The legal professionals at our firm provide elder law and estate planning services. Many community members are familiar with the basics of estate planning. Tasks like designing wills, creating trusts, and putting inheritance plans into place are understood by most when thinking about “later in life” legal issues. However, elder law is a bit less clear. What does it actually mean?
While there are many definitions, a good one was put forward on a recent story on the issue published in Wealth Management. Essentially, the authors of the material suggested that elder law can be reconsidered as “quality of life planning” to maximize the value the last two to three decades of one’s life.

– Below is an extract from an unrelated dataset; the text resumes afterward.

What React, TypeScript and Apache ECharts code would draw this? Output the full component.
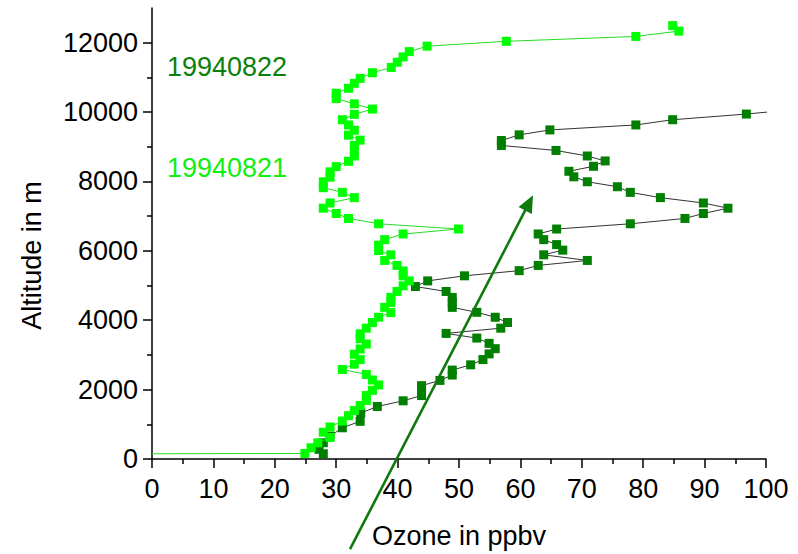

In general this focuses on long-term care. Securing the proper care is critical for seniors to thrive in their golden years. But even though seventy percent of Americans will need long-term care at some point in their lives, the process of obtaining it can be incredibly confusing, complex, and, in some cases, downright impossible. An elder law attorney is responsible for assisting at these times by either putting plans in place early on so that the long-term care is available in the future or working when “on the nursing home doorstep” to protect assets while ensuring the necessary care is available.

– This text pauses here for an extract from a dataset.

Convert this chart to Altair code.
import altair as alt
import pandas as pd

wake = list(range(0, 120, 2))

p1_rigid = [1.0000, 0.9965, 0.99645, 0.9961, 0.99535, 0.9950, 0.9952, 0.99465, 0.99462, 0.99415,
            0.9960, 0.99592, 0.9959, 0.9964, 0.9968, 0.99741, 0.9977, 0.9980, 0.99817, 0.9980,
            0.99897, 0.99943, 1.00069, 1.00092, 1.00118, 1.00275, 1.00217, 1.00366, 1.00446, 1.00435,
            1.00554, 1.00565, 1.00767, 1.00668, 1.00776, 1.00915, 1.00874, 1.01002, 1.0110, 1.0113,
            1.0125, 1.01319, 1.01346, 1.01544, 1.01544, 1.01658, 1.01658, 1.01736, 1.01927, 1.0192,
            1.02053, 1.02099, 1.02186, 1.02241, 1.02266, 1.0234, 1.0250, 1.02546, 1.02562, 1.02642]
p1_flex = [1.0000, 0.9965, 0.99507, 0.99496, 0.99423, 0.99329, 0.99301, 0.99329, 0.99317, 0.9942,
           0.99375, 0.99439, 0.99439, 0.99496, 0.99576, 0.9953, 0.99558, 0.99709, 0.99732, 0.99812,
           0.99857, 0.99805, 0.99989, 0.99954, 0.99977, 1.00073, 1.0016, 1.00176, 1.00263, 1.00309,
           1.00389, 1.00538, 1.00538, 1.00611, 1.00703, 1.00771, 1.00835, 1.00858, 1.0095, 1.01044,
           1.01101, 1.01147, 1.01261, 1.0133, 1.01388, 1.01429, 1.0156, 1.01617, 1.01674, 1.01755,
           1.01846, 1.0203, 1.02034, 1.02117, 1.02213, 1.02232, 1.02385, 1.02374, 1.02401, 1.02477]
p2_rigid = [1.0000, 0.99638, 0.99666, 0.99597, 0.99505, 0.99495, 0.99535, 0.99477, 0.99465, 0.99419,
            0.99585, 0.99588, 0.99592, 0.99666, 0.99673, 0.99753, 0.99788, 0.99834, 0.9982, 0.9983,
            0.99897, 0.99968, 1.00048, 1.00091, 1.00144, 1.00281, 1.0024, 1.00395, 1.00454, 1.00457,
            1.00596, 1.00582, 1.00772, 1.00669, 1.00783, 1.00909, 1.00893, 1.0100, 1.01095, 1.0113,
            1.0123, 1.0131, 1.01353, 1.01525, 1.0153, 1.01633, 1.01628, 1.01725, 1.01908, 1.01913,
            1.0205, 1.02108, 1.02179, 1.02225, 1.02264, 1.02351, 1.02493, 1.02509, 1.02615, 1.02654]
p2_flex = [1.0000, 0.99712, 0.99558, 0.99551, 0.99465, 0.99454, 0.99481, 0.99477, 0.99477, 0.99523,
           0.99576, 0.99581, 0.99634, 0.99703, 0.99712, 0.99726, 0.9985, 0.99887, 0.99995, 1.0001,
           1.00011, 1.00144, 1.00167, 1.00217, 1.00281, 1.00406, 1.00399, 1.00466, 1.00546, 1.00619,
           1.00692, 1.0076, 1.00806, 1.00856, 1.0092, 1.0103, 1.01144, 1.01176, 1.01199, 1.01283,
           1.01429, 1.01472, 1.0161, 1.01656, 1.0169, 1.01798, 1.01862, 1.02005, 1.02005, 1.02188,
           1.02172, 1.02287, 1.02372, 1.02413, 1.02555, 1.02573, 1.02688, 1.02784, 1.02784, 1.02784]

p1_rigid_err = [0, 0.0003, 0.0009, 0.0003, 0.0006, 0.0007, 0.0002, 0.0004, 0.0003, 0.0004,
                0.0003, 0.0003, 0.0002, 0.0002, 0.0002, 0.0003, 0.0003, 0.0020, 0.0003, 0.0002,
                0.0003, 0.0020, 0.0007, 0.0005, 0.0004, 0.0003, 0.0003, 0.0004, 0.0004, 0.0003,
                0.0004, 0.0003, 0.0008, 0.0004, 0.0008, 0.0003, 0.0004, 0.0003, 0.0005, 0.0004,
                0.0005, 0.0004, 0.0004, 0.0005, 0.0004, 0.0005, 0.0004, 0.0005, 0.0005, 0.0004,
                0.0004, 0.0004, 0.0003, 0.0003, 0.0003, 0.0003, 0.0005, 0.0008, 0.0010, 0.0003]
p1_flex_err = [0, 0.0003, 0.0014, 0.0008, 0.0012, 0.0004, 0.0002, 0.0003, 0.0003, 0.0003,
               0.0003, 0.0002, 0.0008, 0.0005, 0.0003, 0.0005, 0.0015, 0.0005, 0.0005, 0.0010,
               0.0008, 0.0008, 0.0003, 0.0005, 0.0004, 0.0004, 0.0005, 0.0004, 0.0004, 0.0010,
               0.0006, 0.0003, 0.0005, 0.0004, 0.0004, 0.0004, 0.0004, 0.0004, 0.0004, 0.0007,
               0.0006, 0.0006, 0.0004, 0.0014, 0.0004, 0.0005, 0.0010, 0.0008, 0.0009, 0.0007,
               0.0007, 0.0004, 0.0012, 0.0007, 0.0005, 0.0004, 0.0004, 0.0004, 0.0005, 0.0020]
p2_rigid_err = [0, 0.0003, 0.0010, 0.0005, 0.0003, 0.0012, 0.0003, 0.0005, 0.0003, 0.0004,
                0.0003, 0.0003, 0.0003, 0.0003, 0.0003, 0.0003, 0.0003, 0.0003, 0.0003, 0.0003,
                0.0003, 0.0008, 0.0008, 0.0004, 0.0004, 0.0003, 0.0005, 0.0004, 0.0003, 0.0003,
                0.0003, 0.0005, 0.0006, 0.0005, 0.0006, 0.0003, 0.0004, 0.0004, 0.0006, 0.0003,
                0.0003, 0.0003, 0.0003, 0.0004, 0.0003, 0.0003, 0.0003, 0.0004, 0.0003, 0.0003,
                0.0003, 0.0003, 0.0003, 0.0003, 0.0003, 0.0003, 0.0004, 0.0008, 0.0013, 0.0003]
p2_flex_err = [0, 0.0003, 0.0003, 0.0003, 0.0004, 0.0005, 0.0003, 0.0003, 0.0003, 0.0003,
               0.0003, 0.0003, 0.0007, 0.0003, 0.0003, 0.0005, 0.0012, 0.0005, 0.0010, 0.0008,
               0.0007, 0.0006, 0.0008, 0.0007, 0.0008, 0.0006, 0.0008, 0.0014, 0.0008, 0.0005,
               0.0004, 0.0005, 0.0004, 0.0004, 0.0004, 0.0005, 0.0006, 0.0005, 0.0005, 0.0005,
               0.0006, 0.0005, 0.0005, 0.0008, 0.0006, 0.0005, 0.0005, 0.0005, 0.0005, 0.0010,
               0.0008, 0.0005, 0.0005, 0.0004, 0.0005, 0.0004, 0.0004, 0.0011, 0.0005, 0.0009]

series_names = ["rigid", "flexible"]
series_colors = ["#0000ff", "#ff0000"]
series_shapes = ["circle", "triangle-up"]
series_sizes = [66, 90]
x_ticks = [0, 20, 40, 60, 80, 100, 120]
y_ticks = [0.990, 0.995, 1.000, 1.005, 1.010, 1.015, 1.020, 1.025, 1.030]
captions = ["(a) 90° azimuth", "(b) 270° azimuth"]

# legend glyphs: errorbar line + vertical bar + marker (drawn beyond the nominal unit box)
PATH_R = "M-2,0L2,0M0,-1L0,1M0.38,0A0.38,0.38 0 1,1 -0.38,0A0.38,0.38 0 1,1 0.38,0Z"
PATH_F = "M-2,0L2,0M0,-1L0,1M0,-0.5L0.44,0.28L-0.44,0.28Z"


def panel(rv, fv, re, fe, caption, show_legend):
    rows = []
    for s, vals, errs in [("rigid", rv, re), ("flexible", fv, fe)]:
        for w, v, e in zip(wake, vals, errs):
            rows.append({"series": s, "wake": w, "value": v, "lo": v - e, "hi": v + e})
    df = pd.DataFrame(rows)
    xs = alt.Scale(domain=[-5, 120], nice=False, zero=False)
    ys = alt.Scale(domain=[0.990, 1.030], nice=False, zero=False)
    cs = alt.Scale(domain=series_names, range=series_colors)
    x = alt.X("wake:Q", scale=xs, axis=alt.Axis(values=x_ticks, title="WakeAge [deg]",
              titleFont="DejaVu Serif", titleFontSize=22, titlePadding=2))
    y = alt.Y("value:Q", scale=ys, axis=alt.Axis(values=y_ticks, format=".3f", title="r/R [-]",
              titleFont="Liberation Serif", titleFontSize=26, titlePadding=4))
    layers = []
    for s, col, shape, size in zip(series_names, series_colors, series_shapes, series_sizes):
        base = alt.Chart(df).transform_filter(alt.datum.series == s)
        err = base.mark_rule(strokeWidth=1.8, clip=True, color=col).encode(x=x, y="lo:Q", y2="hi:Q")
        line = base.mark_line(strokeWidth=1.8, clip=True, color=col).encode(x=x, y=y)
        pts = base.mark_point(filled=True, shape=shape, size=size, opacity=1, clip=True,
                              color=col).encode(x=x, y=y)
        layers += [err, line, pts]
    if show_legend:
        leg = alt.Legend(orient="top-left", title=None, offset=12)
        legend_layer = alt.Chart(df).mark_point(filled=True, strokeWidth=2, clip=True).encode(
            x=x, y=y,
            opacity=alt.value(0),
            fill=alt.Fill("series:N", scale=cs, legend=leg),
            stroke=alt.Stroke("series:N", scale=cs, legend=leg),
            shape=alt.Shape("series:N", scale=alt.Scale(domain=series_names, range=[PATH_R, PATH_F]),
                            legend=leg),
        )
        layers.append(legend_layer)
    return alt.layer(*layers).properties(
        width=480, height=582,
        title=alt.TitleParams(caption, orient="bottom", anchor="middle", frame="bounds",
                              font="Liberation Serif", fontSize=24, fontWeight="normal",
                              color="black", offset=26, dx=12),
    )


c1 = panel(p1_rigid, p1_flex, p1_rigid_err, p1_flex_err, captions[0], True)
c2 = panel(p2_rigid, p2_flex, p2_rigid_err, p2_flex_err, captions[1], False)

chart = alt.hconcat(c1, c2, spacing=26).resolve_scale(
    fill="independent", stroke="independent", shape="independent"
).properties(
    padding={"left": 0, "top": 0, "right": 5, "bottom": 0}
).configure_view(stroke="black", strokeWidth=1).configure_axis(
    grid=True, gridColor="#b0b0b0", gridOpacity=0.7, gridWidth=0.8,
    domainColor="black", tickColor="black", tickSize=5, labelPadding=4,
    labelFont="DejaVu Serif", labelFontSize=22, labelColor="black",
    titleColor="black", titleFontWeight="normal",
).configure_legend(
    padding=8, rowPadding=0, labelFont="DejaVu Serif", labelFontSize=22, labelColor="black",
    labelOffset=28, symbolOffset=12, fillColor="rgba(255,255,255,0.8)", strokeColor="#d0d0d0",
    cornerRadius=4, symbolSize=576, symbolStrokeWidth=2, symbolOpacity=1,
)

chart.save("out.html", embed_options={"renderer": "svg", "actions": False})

Sharing Accurate Information
There is a great need for awareness to be raised among the senior community about the challenges of securing long-term care. A recent AARP survey asked their members how they planned to pay for long-term care–like a nursing home stay–if they needed it. Surprisingly, more than 50% suggested that they planned to rely on Medicare for those costs, as with any other health-related issue. But Medicare does not cover long-term care costs! Those who cannot afford the costs on their own must qualify for Medicaid to pay for their needs. Obviously, much more accurate information needs to be spread about these issues.
More than Medicaid
Beyond figuring out how to pay for a nursing home stay, however, elder law can also be about improving the “quality” of life for a senior, regardless of what that might mean. This includes things like dealing with the potential for cognitive mental challenges (i.e. dementia) and understanding how that might affect one’s family. It could also include things like ensuring proper cash flow, passing on business assets, shifting legal accountability, and more. Beyond simply ensuring proper long-term care, this expansive view of elder law needs helps prepare for a wide-range of issues connected to the process of aging.